Les conséquences ont été désastreuses. Une femme m’a raconté s’être réveillée après être dans une semi-comma pendant plusieurs jours, et s’être vue mise à la porte de l’hôpital sans plus de considération postopératoire. Elle a du marcher deux jours pour rejoindre sa communauté à pied – parcours au cours duquel la cicatrice s’est réouverte. De nombreuses femmes sont mortes des conséquences postopératoires. Les douleurs de bas ventre et de ceintures ne se sont, pour la plupart, jamais atténuées. Vingt ans plus tard, leur situation reste désastreuse. Infections urinaires chroniques, hémorragies régulières, maux de tête et de ventre, tout cela les empêche de réaliser les tâches et travaux de survie quotidienne dans les communautés : ramasser et couper du bois, porter de lourds sceaux d’eau, marcher des heures pour emmener le bétail au champ, se pencher toute la matinée pour planter des graines au moment des semailles ou des récoltes… Leur stabilité économique a été largement fragilisée, d’autant que de nombreux maris les ont abandonné sous prétexte que leur infertilité (« volontaire ») serait un symptôme d’infidélité, ou bien de leur « inutilité » aux travaux de l’économie rurale. De plus, le prix des traitements à l’hôpital sont hors d’atteinte, générant des dépenses exorbitantes pour elles, en plus des mauvais traitements de la part du personnel médical qui leur explique qu’elles exagèrent, qu’elles n’ont rien du tout, qu’elles ne sont que fénéantes.

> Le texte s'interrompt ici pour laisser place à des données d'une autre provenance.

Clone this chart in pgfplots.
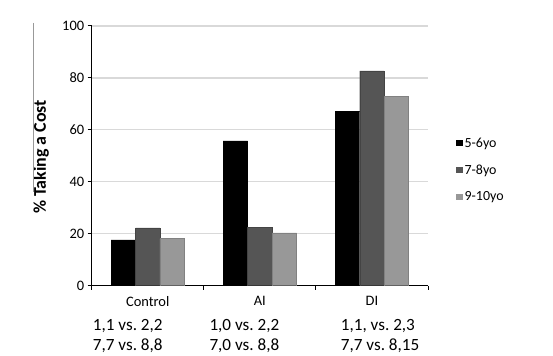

C’est pour faire face à la stigmatisation sociale et exiger justice que ces femmes se sont organisées depuis le début des années 2000. D’abord dans la province d’Anta, à côté de Cusco, puis également à Chumbivilcas. L’organisation de femmes Toribia Flores de Cutipa, aujourd’hui dirigée par Inés Condori, est fondée en 2004. Au début, elle regroupe 109 femmes affectées ; aujourd’hui elles sont presque 400. Elles exigent indemnisation et réparation pour les dommages subis par le Programme National de Santé Reproductive et de Planification Familiale, ainsi que des opportunités d’emplois et des pensions dignes pour les plus âgées afin de pouvoir payer leurs traitements médicaux. Mais de plus, elles exigent que soient sanctionnés les principaux responsables : Alberto Fujimori, sa main droite Vladimir Montesino, et les différents ministres de la santé de l’époque.

De fait, ce cas n’a de cesse d’être réouvert et réarchivé. La pression sociale, notamment de la part d’ONG et de collectifs féministes divers, ne faiblit pas. Et ce, d’autant plus que la fille d’Alberto Fujimori, Keiko Fujimori, a été candidate (sans succès, heureusement) aux trois dernières élections nationales, manquant à 40.000 voix près d’accéder au Palais Présidentiel. Mais par ailleurs, la mafia fujimoriste enquistée dans les instances de l’État grâce à des années de régime extrême corrompu et autoritaire, n’a de cesse de faire réarchivé le cas. Ollanta Humala (2011-2016) a, au cours des derniers mois de son mandat, mis en place un Registre Unique de victimes de stérilisations forcées. Cependant, depuis, ni la recherche de justice ni de réparation n’a avancé, notamment du fait du retour en force politique du fujimorisme au Congrès de la République, et de l’instabilité politique chronique qui secoue le pays.

La recherche de justice sera encore longue – et comme l’affirme un dicton célèbre en Amérique latine : "la justice qui tarde a arriver, n’est pas juste du tout."